When Finnish President Sauli Niinisto said in his New Year’s speech to the nation that “Finland’s room to maneuver and freedom of choice also include the possibility of military alignment and of applying for NATO membership, should we ourselves so decide,” it meant immeasurably more than if, say, the president of Switzerland were to make the same statement.

And it meant more still when Finnish Prime Minister Sanna Marin made the very same point, noting in her New Year’s message, “we retain the option of applying for NATO membership. We should uphold this freedom of choice and make sure it remains a reality, as this is part of every country’s right to decide on its own security policies.” The two leaders made the statements days after Russia’s foreign ministry spokeswoman, Maria Zakharova, warned of “grave political and military consequences” if Finland and Sweden joined the alliance.

The Russians are making us talk about NATO,” said René Nyberg, a former Finnish ambassador to Moscow and co-author of a 2016 government-commissioned report about Finnish NATO membership.
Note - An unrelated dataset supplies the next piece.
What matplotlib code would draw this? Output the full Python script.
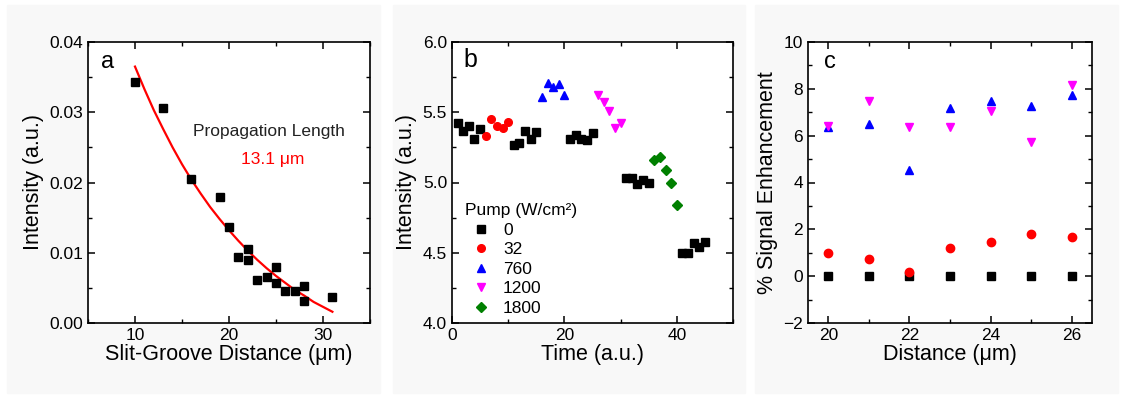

“But the real issue isn’t Finnish or Swedish NATO membership; it’s Ukraine. By directing the international discussion towards NATO enlargement, Russia tries to hide the deep trauma of a country—Ukraine—it has lost.”

Finland and especially Sweden have spent many post-Cold War years agonizing over NATO membership, and the two Finnish leaders’ words are bound to influence Sweden too. “Sweden and Finland have extremely close military cooperation and even joint defense planning,” Jonson pointed out. Indeed, because the two countries would in reality only join the alliance together, sentiments in both countries matter greatly.

Last year’s annual survey of Finns’ attitudes toward national security, conducted by Finland’s defense ministry, showed 24 percent support NATO membership, while the 2020 survey showed 20 percent percent support it. Indeed, in recent years, surveys have hovered around 20 percent. A corresponding Swedish poll from early 2021, meanwhile, showed 46 percent of Swedes want to join NATO, up from 43 percent three years prior.

In the end, Finland and Sweden may decide not to apply for NATO membership. But the key point made by Niinisto and Marin is it’s Finland’s choice, just as it’s Sweden’s. What a liberating feeling for two nations—in particular, Finland—that have spent so many decades worrying how Moscow might react to their every military decision.

While Kekkonen felt obliged to consult the Kremlin far beyond military matters, Finland has arrived in the era of Kaukomieli, who takes action unbidden.